New York Yankees: 5 Reasons They Must Sign Yoennis Cespedes
If I asked you a month ago who Yoennis Cespedes was, how many people would have been able to answer correctly?
I don't know if you noticed, but I'm not raising my hand either.
Now, if given enough time, I think that eventually I would have remembered that he was an über-talented Cuban outfielder that I had heard about quite some time ago.
Then again, maybe I am giving myself entirely too much credit.
More likely, I would have told you that he was somebody who has never been in my kitchen.
But we know who he is now, and who he needs to be is a member of the New York Yankees.
After the jump, five reasons why Brian Cashman needs to make signing this soon-to-be free agent a priority.
A Phenomenal Athlete
Remember Bo Jackson?
That's the comparison some scouts have made about the 26-year-old Cespedes:
“It’s hard to find anybody who doesn’t like him,’’ a scout said. “He looks like Bo Jackson and ran a 6.3 60 [yard dash]."
Whenever you can add a Bo Jackson-type athlete to your team, you do—because they do not come around often.
A Righty Bat to Replace Gardner Against Lefties...
...that does not sacrifice speed.
Now I am not saying that Yoennis Cespedes is as fast as Brett Gardner—fact is, very few people are.
But Cespedes has a set of wheels on him.
With the left-handed Gardner showing once again in 2011 that he has trouble against left-handed pitchers, Cespedes, who hits from the right side of the plate, becomes a viable option to replace the speedster in the lineup.
Doing so could allow Joe Girardi to leave the rest of his lineup untouched, should he choose to.
The Farm Is Devoid of Impact Outfielders
If we are being honest and not overhyping our prospects, the Yankees' farm system has no impact outfielders anywhere near being ready for prime time.
Greg Golson and Chris Dickerson are both fourth outfielders at best, and neither one provides much in the way of power.
Slade Heathcott has been mediocre at best thus far in his minor league career and will likely start the season in High-A ball.
Mason Williams, the man I consider to be the Yankees' best OF prospect, will likely be starting the season in Low-A ball.
Justin Maxwell, acquired from the Washington Nationals prior to last season, is 28 years old, a year removed from Tommy John surgery and a .201 hitter in 122 major league games.
Should something happen to Curtis Granderson, Nick Swisher or Brett Gardner that keeps them out of the lineup for an extended period of time, the Yankees simply do not have a viable option to replace them.
Yoennis Cespedes is the man that gives the Yankees the best chance of winning should something like that occur.
The 2013 Free-Agent Class Is the Year of the Pitcher
Have you seen who the free-agent class of 2013 includes?
I'm just talking about starting pitchers.
There are probably 15-to-20 starters that the Yankees could have genuine interest in, that is how deep it is.
The big ticket items, of course, include Matt Cain, John Danks, Gavin Floyd, Zack Greinke, Cole Hamels, Francisco Liriano and Shawn Marcum.
That doesn't include guys like James Shields, Dan Haren, Ervin Santana and Jake Peavy, players whose current teams may or may not exercise fairly expensive options on them.
My point is that while the outfielders on the market are intriguing in their own right—a list including BJ Upton, Josh Hamilton, Andre Ethier and Ichiro—the Yankees will likely focus their time and money on pitching in 2013.
Nick Swisher Is Not the Future
I like Nick Swisher, and I am not "attacking" him because of his continued disappearing act in the postseason.
He is a great teammate and I think he genuinely loves being a Yankee.
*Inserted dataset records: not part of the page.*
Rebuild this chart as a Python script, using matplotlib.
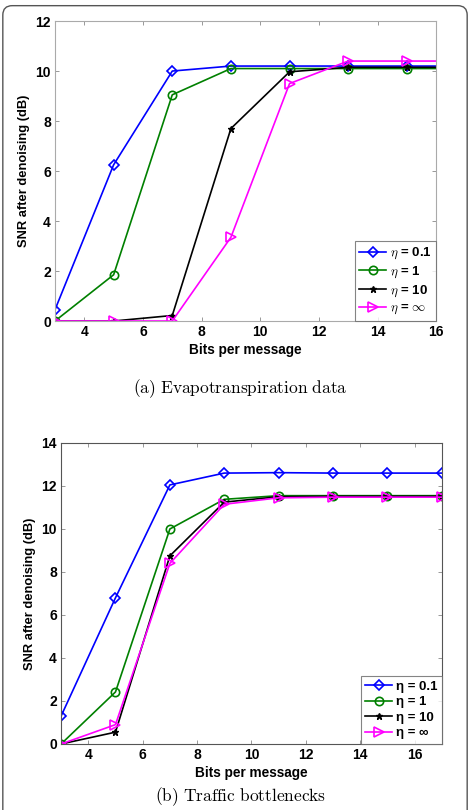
import matplotlib
matplotlib.use("Agg")
import matplotlib.pyplot as plt
from matplotlib.patches import FancyBboxPatch

plt.rcParams['font.family'] = ['Liberation Sans', 'DejaVu Sans']
plt.rcParams['mathtext.fontset'] = 'cm'

bits = [3, 5, 7, 9, 11, 13, 15, 17]

# (a) Evapotranspiration data
a_eta01 = [0.45, 6.25, 10.0, 10.2, 10.2, 10.2, 10.2, 10.2]
a_eta1 = [0.0, 1.85, 9.05, 10.1, 10.1, 10.1, 10.1, 10.1]
a_eta10 = [0.0, 0.0, 0.22, 7.7, 9.97, 10.15, 10.15, 10.15]
a_etainf = [0.0, 0.0, 0.0, 3.35, 9.5, 10.4, 10.4, 10.4]

# (b) Traffic bottlenecks
b_eta01 = [1.3, 6.8, 12.05, 12.6, 12.62, 12.6, 12.6, 12.6]
b_eta1 = [0.0, 2.42, 10.0, 11.38, 11.55, 11.55, 11.55, 11.55]
b_eta10 = [0.0, 0.55, 8.75, 11.25, 11.5, 11.52, 11.52, 11.52]
b_etainf = [0.0, 0.9, 8.4, 11.15, 11.45, 11.48, 11.48, 11.48]

labels_a = [r'$\eta$ = 0.1', r'$\eta$ = 1', r'$\eta$ = 10', r'$\eta$ = $\infty$']
labels_b = ['η = 0.1', 'η = 1', 'η = 10', 'η = ∞']

styles = [
    dict(color='#0000ff', marker='D', markersize=5.5, markerfacecolor='none', markeredgewidth=1.2),
    dict(color='#008000', marker='o', markersize=6, markerfacecolor='none', markeredgewidth=1.2),
    dict(color='#000000', marker='*', markersize=5, markerfacecolor='#000000'),
    dict(color='#ff00ff', marker='>', markersize=6.5, markerfacecolor='none', markeredgewidth=1.2),
]

fig = plt.figure(figsize=(4.7, 8.1), dpi=100)

border = FancyBboxPatch((0.006, -0.05), 0.988, 1.043, boxstyle="round,pad=0,rounding_size=0.02",
                        transform=fig.transFigure, facecolor='none', edgecolor='#555555',
                        linewidth=1.0, mutation_aspect=470/810, zorder=-1)
fig.patches.append(border)

def make(ax, series, labels, xlim, ylim, yticks, xticks, spine_color):
    for ys, lab, st in zip(series, labels, styles):
        ax.plot(bits, ys, linewidth=1.2, label=lab, clip_on=True, **st)
    ax.set_xlim(*xlim)
    ax.set_ylim(*ylim)
    ax.set_xticks(xticks)
    ax.set_yticks(yticks)
    ax.tick_params(direction='in', top=True, right=True, length=3, width=0.6,
                   color='#888888', labelsize=10, pad=3)
    for lab in ax.get_xticklabels() + ax.get_yticklabels():
        lab.set_fontweight('bold')
    for s in ax.spines.values():
        s.set_color(spine_color)
        s.set_linewidth(0.8)
    ax.set_xlabel('Bits per message', fontsize=9.8, fontweight='bold', labelpad=2.5)
    ax.set_ylabel('SNR after denoising (dB)', fontsize=9.3, fontweight='bold', labelpad=4)
    leg = ax.legend(loc='lower right', frameon=True, fancybox=False,
                    borderaxespad=0, handlelength=2.0, handletextpad=0.3,
                    labelspacing=0.25, borderpad=0.35, prop={'weight': 'bold', 'size': 9.5})
    leg.get_frame().set_edgecolor('#666666')
    leg.get_frame().set_linewidth(0.8)

ax1 = fig.add_axes([0.117, 0.6037, 0.811, 0.3703])
make(ax1, [a_eta01, a_eta1, a_eta10, a_etainf], labels_a, (3, 16), (0, 12),
     [0, 2, 4, 6, 8, 10, 12], [4, 6, 8, 10, 12, 14, 16], '#aaaaaa')

ax2 = fig.add_axes([0.130, 0.0815, 0.810, 0.3716])
make(ax2, [b_eta01, b_eta1, b_eta10, b_etainf], labels_b, (3, 17), (0, 14),
     [0, 2, 4, 6, 8, 10, 12, 14], [4, 6, 8, 10, 12, 14, 16], '#555555')

fig.text(0.511, 1 - 389/810, r'$\mathrm{(a)\ Evapotranspiration\ data}$', ha='center', va='center', fontsize=12.5)
fig.text(0.511, 1 - 797/810, r'$\mathrm{(b)\ Traffic\ bottlenecks}$', ha='center', va='center', fontsize=12.5)

fig.savefig('out.png', dpi=100)
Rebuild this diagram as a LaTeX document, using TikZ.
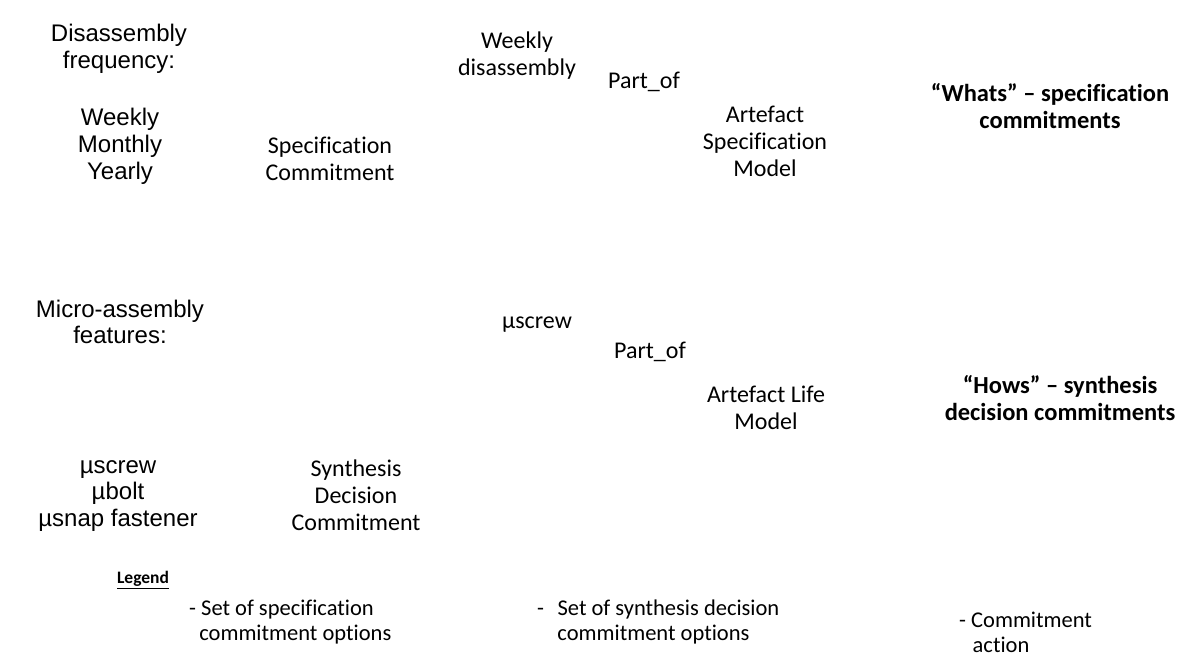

It's entirely possible that the man bleeds pinstripes.
I would certainly love to have a beer with the guy and talk to him for 10 minutes. We all would.
Swisher will be 32 after next season and looking for a long-term deal while he is still a productive outfielder.
If he makes the All-Star team again, that will only drive his price up.
Who would you rather give a long-term contract to—a known commodity whose production is likely to decline over the length of the deal, or a 26-year-old with unlimited potential?
We all like Swish, but his future lies elsewhere.
At the End of the Day...
...nobody knows how Yoennis Cespedes is going to perform against big league pitching.
While I personally have not seen much footage of him playing the field, there are those who claim that he has an excellent glove and an above-average throwing arm.
Chances are that his athleticism alone would allow him to play any of the three outfield positions.
Scouts say his power potential is legitimate:
"He has big power. During the workout at Santiago, he hit balls out of the stadium.’’
What do the Yankees have to lose?
If he turns out to be as good as advertised, they just added a dynamic bat in his prime into the middle of their lineup and kept him away from their competition.
If he turns out not to be great, the Yankees have an expensive fourth OF on their team and will still pursue other players that they are interested in.
That's one of the great advantages that the Yankees have—the ability to absorb an expensive mistake without sacrificing their quest for another World Series championship.
Hit or miss, Yoennis Cespedes is worth rolling the dice on.